The dissolution process begins with the filing a Petition for Dissolution with the Superior Court of the County in which the parties reside. The petition is either served on the other party by a licensed process server or if agreed-upon the other party may sign an Acceptance of Service in front of a notary, which has the same effect as being personally served. The other party known as the Respondent has 20 days to file a Response. If a Response is not filed, the Petitioner may proceed by default. If a Response is filed then in most cases, the court will automatically set what the court calls a Resolution Management Conference. As the title would indicate this is an opportunity for both sides to appear in front of the Court and discuss the best and most efficient way to proceed toward resolution of the issues. Prior to the conference, each party is obligated to prepare a Resolution Management Conference Statement which clearly sets forth each parties position on the various issues for the Court. Often this is the first time potential offers of settlement are exchanged. If certain issues appear to be agreed-upon based upon the statements, the Court generally enters those agreements on the record and the agreements become binding on the parties. If there are issues that are unresolved, the Court has a few options as to how to proceed. If Child Custody or Parenting Time is an issue, then the Court generally sets the matter for what is called a Parenting Conference. In the Parenting Conference, the parties meet with a Psychologist and discuss their position as well as the facts that they believe support their positions. While the approach that different Psychologists use in a Parenting Conference may vary, generally the Psychologist will attempt to resolve as many issues as possible and then make certain findings based upon a limited investigation of the facts and provide the court a recommendation as to what the court should do.

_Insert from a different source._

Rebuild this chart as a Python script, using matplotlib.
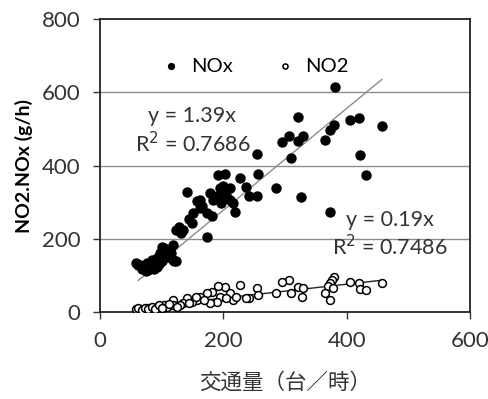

If the matters at issue are financial in nature, the Court will set a Mediation conducted by a Pro Tem Judge. The Mediation is a procedure whereby a neutral third party helps the parties reach settlement. These Pro Tem Judges serve on a volunteer basis and do not charge the parties for their services. The court will either set a Status Conference to be conducted after the Mediation to determine whether a Trial is still necessary or simply set the Trial to take place after the Mediation. While some time ago, the process of setting a Trial might have taken up to 18 months, the Court has streamlined the process and has guidelines, which provide that Trial should occur within 12 months of the initial filing of the Petition. In actuality the process while not immediate, is quicker than that. Generally simple cases are set for Trial within six months of filing. More complicated cases can take up to the year mandated by the courts.
A Dissolution Trial isn’t exactly like the Courtroom drama we see in movies and on television. Generally experienced attorneys are able to put together an organized presentation that includes testimony, expert opinion if applicable, and documenting evidence so that the Court has all of the information available in order to make a good and fair decision. In order to ensure the best result possible at trial, it is important to consult and hire an experienced family law attorney.